Old-time religion, resistance to taxes, race, outside intrusion still count in Ala. James' themes trump opponent's money in surprisingly big win


MONTGOMERY, Ala. -- As a battle for the soul of Southern Republicanism, the Alabama primary that Gov. Fob James Jr. won so convincingly Tuesday reinforced a number of truths about the party and the region.

Religious conservatives still wield immense influence. Strong stands against taxes still sell. Race still matters. And even as Southerners take a leading role in national politics, they still deeply resent federal intrusion.

The results also buttressed another theme drawn from campaigns around the country this year, including last month's spending spree among Democrats in the race for California governor: Money does not always prevail.

James was outspent by his opponent, Winton Blount III, a Montgomery businessman, by more than 2-to-1. By financing his campaign heavily with loans from himself and his family, Blount forced James to spend twice as much as the governor had originally budgeted for the primary. But James used TV ads to mock Blount's inherited wealth.
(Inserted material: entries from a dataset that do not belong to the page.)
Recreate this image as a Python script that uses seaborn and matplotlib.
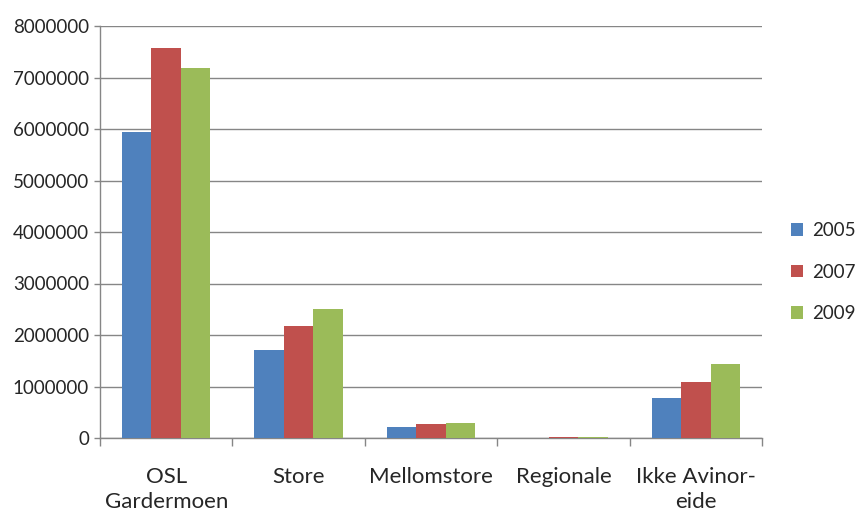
import matplotlib
matplotlib.use("Agg")
import matplotlib.pyplot as plt
import seaborn as sns
import pandas as pd
import numpy as np

categories = ["OSL\nGardermoen", "Store", "Mellomstore", "Regionale", "Ikke Avinor-\neide"]
years = ["2005", "2007", "2009"]
v2005 = [5950000, 1710000, 210000, 8000, 780000]
v2007 = [7570000, 2180000, 270000, 10000, 1080000]
v2009 = [7190000, 2500000, 300000, 12000, 1430000]
colors = ["#4F81BD", "#C0504D", "#9BBB59"]

rows = []
for year, vals in zip(years, [v2005, v2007, v2009]):
    for cat, v in zip(categories, vals):
        rows.append({"Kategori": cat, "År": year, "Verdi": v})
df = pd.DataFrame(rows)

sns.set_theme(style="white")
plt.rcParams["font.family"] = ["Lato", "DejaVu Sans"]

fig = plt.figure(figsize=(8.59, 5.13), dpi=100)
ax = fig.add_axes([100 / 859, (513 - 438) / 513, 662 / 859, 412 / 513])

sns.barplot(data=df, x="Kategori", y="Verdi", hue="År", order=categories,
            hue_order=years, palette=colors, width=0.667, gap=0,
            saturation=1, ax=ax, zorder=3, linewidth=0)

grid_c = "#868686"
ax.set_ylim(0, 8000000)
ax.set_xlim(-0.5, len(categories) - 0.5)
ax.set_yticks(np.arange(0, 8000001, 1000000))
ax.set_yticklabels([f"{int(t)}" for t in np.arange(0, 8000001, 1000000)], fontsize=13.5)
ax.yaxis.grid(True, color=grid_c, linewidth=1, zorder=0)
ax.set_axisbelow(True)
ax.tick_params(axis="y", length=4, width=1, color=grid_c, left=True, pad=4)

ax.set_xticks(range(len(categories)))
ax.set_xticklabels(categories, fontsize=16, linespacing=1.32)
ax.tick_params(axis="x", which="major", length=0, pad=21)
ax.set_xticks(np.arange(-0.5, len(categories)), minor=True)
ax.tick_params(axis="x", which="minor", length=6, width=1, color=grid_c, bottom=True, direction="out")

ax.set_xlabel("")
ax.set_ylabel("")
for side in ["top", "right"]:
    ax.spines[side].set_visible(False)
for side in ["left", "bottom"]:
    ax.spines[side].set_color(grid_c)
    ax.spines[side].set_linewidth(1)

ax.legend(title=None, frameon=False, loc="center left",
          bbox_to_anchor=((791 - 100) / 662, (438 - 272) / 412),
          fontsize=13.5, handlelength=0.65, handleheight=0.65, handletextpad=0.45,
          labelspacing=1.3, borderaxespad=0, borderpad=0)

fig.savefig("out.png", dpi=100)
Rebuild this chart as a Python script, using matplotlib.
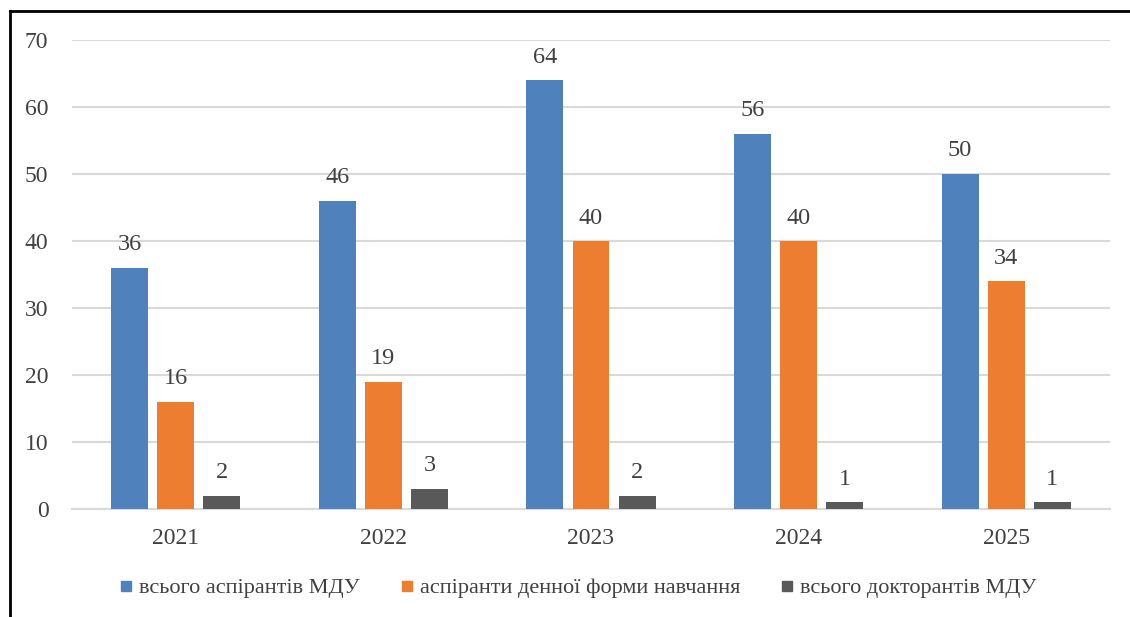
import numpy as np
import matplotlib.pyplot as plt
from matplotlib.lines import Line2D

# =========================
# DATA
# =========================
years = ["2021", "2022", "2023", "2024", "2025"]
all_phd = [36, 46, 64, 56, 50]
fulltime_phd = [16, 19, 40, 40, 34]
all_doct = [2, 3, 2, 1, 1]
series_names = [
    "всього аспірантів МДУ",
    "аспіранти денної форми навчання",
    "всього докторантів МДУ",
]
colors = ["#4F81BD", "#ED7D31", "#595959"]

plt.rcParams["font.family"] = ["Liberation Serif", "DejaVu Serif"]
TEXT = "#404040"

fig = plt.figure(figsize=(11.3, 6.17), dpi=100)
ax = fig.add_axes([72 / 1130, 1 - 509 / 617, 1038 / 1130, 469 / 617])

x = np.arange(len(years))
width = 0.178
offset = 0.222
for i, (vals, name, c) in enumerate(zip([all_phd, fulltime_phd, all_doct], series_names, colors)):
    bars = ax.bar(x + (i - 1) * offset, vals, width, color=c, label=name, zorder=3)
    for b, v in zip(bars, vals):
        ax.annotate(str(v), (b.get_x() + b.get_width() / 2, v), xytext=(0, 9),
                    textcoords="offset points", ha="center", va="bottom",
                    fontsize=17.5, color=TEXT)

ax.set_xlim(-0.5, len(years) - 0.5)
ax.set_ylim(0, 70)
ax.set_yticks(range(0, 71, 10))
ax.set_xticks(x)
ax.set_xticklabels(years)
ax.yaxis.grid(True, color="#D9D9D9", linewidth=1.5, zorder=0)
ax.tick_params(length=0, labelsize=17, labelcolor=TEXT)
ax.tick_params(axis="y", pad=17)
ax.tick_params(axis="x", pad=14)
for s in ["top", "right", "left"]:
    ax.spines[s].set_visible(False)
ax.spines["bottom"].set_color("#D9D9D9")
ax.spines["bottom"].set_linewidth(1.5)

handles = [Line2D([], [], marker="s", linestyle="", markersize=7.2, color=c) for c in colors]
fig.legend(handles, series_names, loc="center", bbox_to_anchor=(578 / 1130, 1 - 588 / 617),
           ncol=3, frameon=False, fontsize=16, labelcolor=TEXT,
           handletextpad=0.3, columnspacing=1.8, handlelength=0.6)

# outer frame (left and top only)
fig.add_artist(Line2D([10 / 1130, 10 / 1130], [0, 1 - 11 / 617], color="black", linewidth=2,
                      transform=fig.transFigure))
fig.add_artist(Line2D([10 / 1130, 1], [1 - 11 / 617, 1 - 11 / 617], color="black", linewidth=2,
                      transform=fig.transFigure))

plt.savefig("out.png", dpi=100)
plt.close()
Each of those factors played a role in James' surprisingly decisive victory over Blount in their hard-fought primary runoff. With 99 percent of precincts reporting, James had 56 percent of the vote to Blount's 44 percent.

It was a campaign that probed the inherent tensions in Southern Republicanism, between the conservative Christians drawn to the party, and James, by a deeply felt moral agenda, and the business-oriented voters primarily concerned with the state's economic interests.

One of James' chief strategists was Ralph Reed, the former executive director of the Christian Coalition. Throughout the region and beyond, the primary and the ensuing runoff became widely seen as a test of the power of the Christian right, less than two years before the presidential primary season begins.

In the week before James' victory, polls showed the race to be a dead heat. But the polls could not measure the enthusiasm of James' support among white conservatives in rural and suburban counties. Many of those voters were pulled to the polls by last-minute mailings and telephone calls that emphasized the governor's devotion to religious causes, like his protests against federal rulings prohibiting prayer in public schools and his defense of a judge's decision to display the Ten Commandments on his courtroom wall.

"Anyone who didn't think before that religious conservatives were not a big part of the electorate here and the backbone of the Republican Party simply didn't understand Alabama," said Attorney General Bill Pryor, a Republican.

The polls also did not detect an apparent backlash against Blount's endorsement last week by Mayor Richard Arrington Jr. of Birmingham, a black Democrat who urged his supporters to cross over and vote in the GOP runoff.

James had pursued the mayor's endorsement himself. But when he did not receive it, his strategists and allies encouraged the backlash by arguing that Blount would be the captive of "a liberal Democratic political boss" who had demanded a say on appointments and spending priorities.

James played effectively to an almost visceral sentiment in Alabama's electorate -- a distaste for elites and outside authority. Several analysts said yesterday that his jabs at the federal judiciary and newspaper editorial writers appealed to his state's oft-wounded pride. In his speech Tuesday night, James spoke of "a spirit that says deep down I'm proud to be from Alabama."

Merle Black, an Emory University political scientist who has written extensively on the Republican politics in the South, said that James' ability to strike nativist chords was reminiscent of former Gov. George C. Wallace.

"It's the old Confederate thing of winning by losing," he said. "The important thing is making a stand against the odds."